Putin, Erdogan hold first phone conversation since Turkey downed Russian jet in Syria

Russian President Vladimir Putin and his Turkish counterpart Recep Tayyip Erdogan have held their first phone call since Ankara downed one of Moscow's jets in Syria last year.

The two leaders spoke as they sought to mend ties over the November incident that saw Moscow slap sanctions on Ankara, and reportedly agreed on the phone to meet in person.

"Reiterating their commitment to reinvigorate bilateral relations and fight terrorism together, the two leaders agreed to remain in contact and meet in person," the Turkish presidency said in a statement.

In a televised cabinet meeting following the phone call, Mr Putin ordered his Government to begin the process of lifting sanctions against Turkey.

"I ask that the Russian Government begins the process of normalising general trade and economic ties with Turkey," he said.

Mr Putin also reportedly condemned the "heinous" attack at Istanbul's Ataturk airport that killed at least 41 people and offered condolences to the Turkish people, the statement said.

The breakthrough phone call came after the Turkish strongman on Monday sent a letter to Mr Putin that Moscow said contained an apology.

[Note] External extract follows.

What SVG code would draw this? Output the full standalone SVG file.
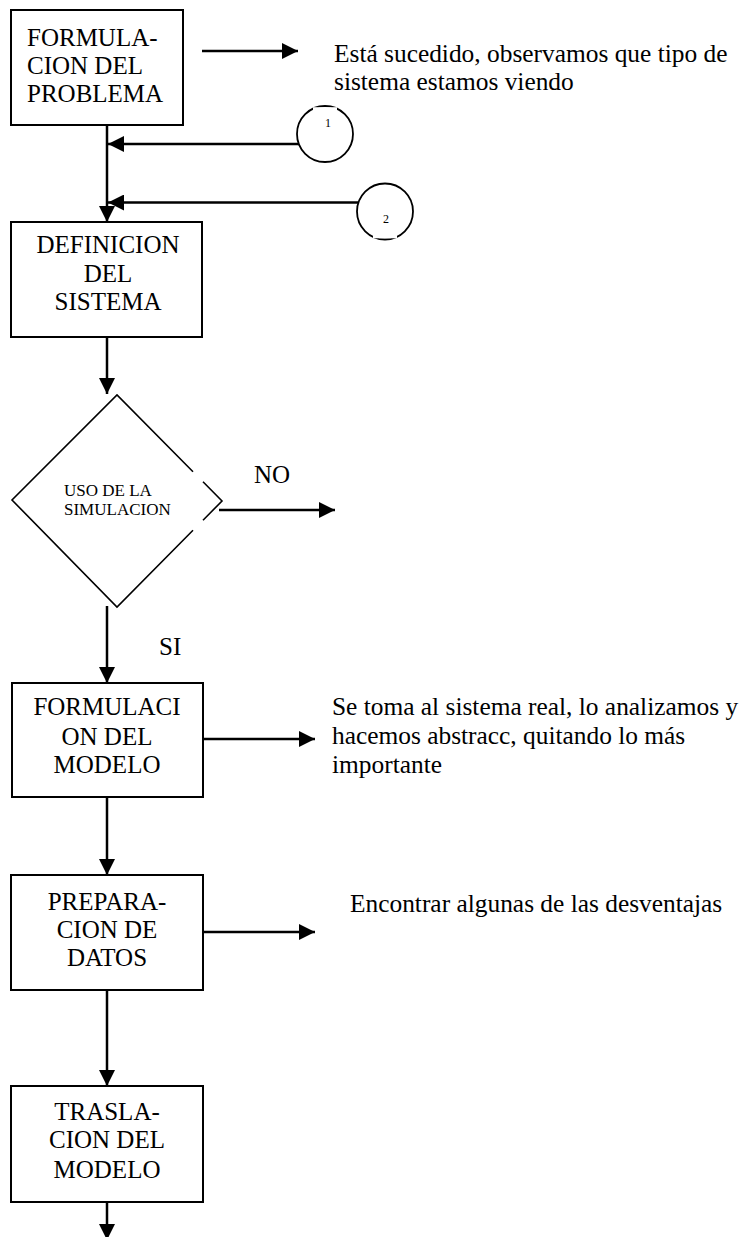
<svg xmlns="http://www.w3.org/2000/svg" width="742" height="1237" viewBox="0 0 742 1237" font-family="'Liberation Serif', 'Times New Roman', serif">
<defs>
<style>
text{font-family:"Liberation Serif","Times New Roman",serif;fill:#000}
.t{font-size:25px}
.w{font-size:25.4px}
.c{text-anchor:middle}
.s{font-size:17px}
.n{font-size:12px;text-anchor:middle}
.box{fill:#fff;stroke:#000;stroke-width:2}
.ln{fill:none;stroke:#000;stroke-width:2.5}
.dm{fill:none;stroke:#000;stroke-width:1.6}
.cr{fill:#fff;stroke:#000;stroke-width:1.8}
</style>
<marker id="ah" viewBox="0 0 16 16" refX="16" refY="8" markerWidth="16" markerHeight="16" markerUnits="userSpaceOnUse" orient="auto">
<path d="M0,0 L16,8 L0,16 Z" fill="#000"/>
</marker>
</defs>
<g id="connectors">
<line class="ln" x1="107" y1="125" x2="107" y2="222" marker-end="url(#ah)"/>
<line class="ln" x1="202" y1="51" x2="298" y2="51" marker-end="url(#ah)"/>
<line class="ln" x1="299" y1="144" x2="108" y2="144" marker-end="url(#ah)"/>
<line class="ln" x1="358.5" y1="202.5" x2="108" y2="202.5" marker-end="url(#ah)"/>
<line class="ln" x1="107" y1="337" x2="107" y2="394" marker-end="url(#ah)"/>
<line class="ln" x1="219" y1="510" x2="335" y2="510" marker-end="url(#ah)"/>
<line class="ln" x1="107" y1="606" x2="107" y2="683" marker-end="url(#ah)"/>
<line class="ln" x1="201" y1="739" x2="315" y2="739" marker-end="url(#ah)"/>
<line class="ln" x1="107" y1="797" x2="107" y2="875" marker-end="url(#ah)"/>
<line class="ln" x1="201" y1="932" x2="315" y2="932" marker-end="url(#ah)"/>
<line class="ln" x1="107" y1="990" x2="107" y2="1086" marker-end="url(#ah)"/>
<line class="ln" x1="107" y1="1202" x2="107" y2="1240" marker-end="url(#ah)"/>
</g>
<g id="formulacion-problema">
<rect class="box" x="11" y="10" width="172" height="115"/>
<text class="t" x="27" y="46">FORMULA-</text>
<text class="t" x="27" y="74">CION DEL</text>
<text class="t" x="27" y="102">PROBLEMA</text>
</g>
<g id="nota-1">
<text class="w" x="334" y="62">Está sucedido, observamos que tipo de</text>
<text class="w" x="334" y="90">sistema estamos viendo</text>
</g>
<g id="circulo-1">
<circle class="cr" cx="325" cy="134" r="28"/>
<rect x="313" y="107.2" width="24" height="9" fill="#fff"/>
<text class="n" x="328" y="127">1</text>
</g>
<g id="circulo-2">
<circle class="cr" cx="385" cy="211.5" r="28"/>
<rect x="373" y="228" width="24" height="10.3" fill="#fff"/>
<text class="n" x="386" y="223">2</text>
</g>
<g id="definicion-sistema">
<rect class="box" x="11" y="222" width="191" height="115"/>
<text class="t c" x="108" y="253">DEFINICION</text>
<text class="t c" x="108" y="282">DEL</text>
<text class="t c" x="108" y="310">SISTEMA</text>
</g>
<g id="uso-simulacion">
<path class="dm" d="M193,471.7 L117,395 L12,500 L117,607 L193,530.3 M203,520.2 L222,501 L203,481.8"/>
<text class="s" x="64" y="496">USO DE LA</text>
<text class="s" x="64" y="515">SIMULACION</text>
</g>
<g id="labels">
<text class="t" x="254" y="483">NO</text>
<text class="t" x="159" y="655">SI</text>
</g>
<g id="formulacion-modelo">
<rect class="box" x="12" y="683" width="191" height="114"/>
<text class="t c" x="107" y="715">FORMULACI</text>
<text class="t c" x="107" y="745">ON DEL</text>
<text class="t c" x="107" y="773">MODELO</text>
</g>
<g id="nota-2">
<text class="w" x="332" y="715">Se toma al sistema real, lo analizamos y</text>
<text class="w" x="332" y="744">hacemos abstracc, quitando lo más</text>
<text class="w" x="332" y="773">importante</text>
</g>
<g id="preparacion-datos">
<rect class="box" x="11" y="875" width="192" height="115"/>
<text class="t c" x="107" y="910">PREPARA-</text>
<text class="t c" x="107" y="938">CION DE</text>
<text class="t c" x="107" y="966">DATOS</text>
</g>
<g id="nota-3">
<text class="w" x="350" y="912">Encontrar algunas de las desventajas</text>
</g>
<g id="traslacion-modelo">
<rect class="box" x="11" y="1086" width="192" height="116"/>
<text class="t c" x="107" y="1120">TRASLA-</text>
<text class="t c" x="107" y="1148">CION DEL</text>
<text class="t c" x="107" y="1178">MODELO</text>
</g>
</svg>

The downing of the plane in November shattered ties between the two nations and saw Moscow slap an embargo on Turkish food products and ban charter flights and the sale of package tours to the country.

It also sparked a bitter war of words between the two strongman leaders with Mr Putin calling it a "stab in the back" and demanding an apology from Mr Erdogan.

Ankara has said Mr Erdogan expressed his "regret" over the incident in the letter to Mr Putin and asked the family of the pilot who died to "excuse us" — but he has not explicitly confirmed he apologised for shooting down the plane.

Kremlin spokesman Dmitry Peskov on Tuesday described the letter as an "important step" but warned that "there is no need to think that in several days it will be possible to normalise everything."

Turkey has argued that the Russian plane strayed into its airspace and ignored repeated warnings, but Russia insisted it did not cross the border and accused Turkey of a "planned provocation."

The countries are on opposing sides in the Syrian conflict, with Ankara backing rebels fighting to topple President Bashar al-Assad while Moscow is one of his last remaining allies.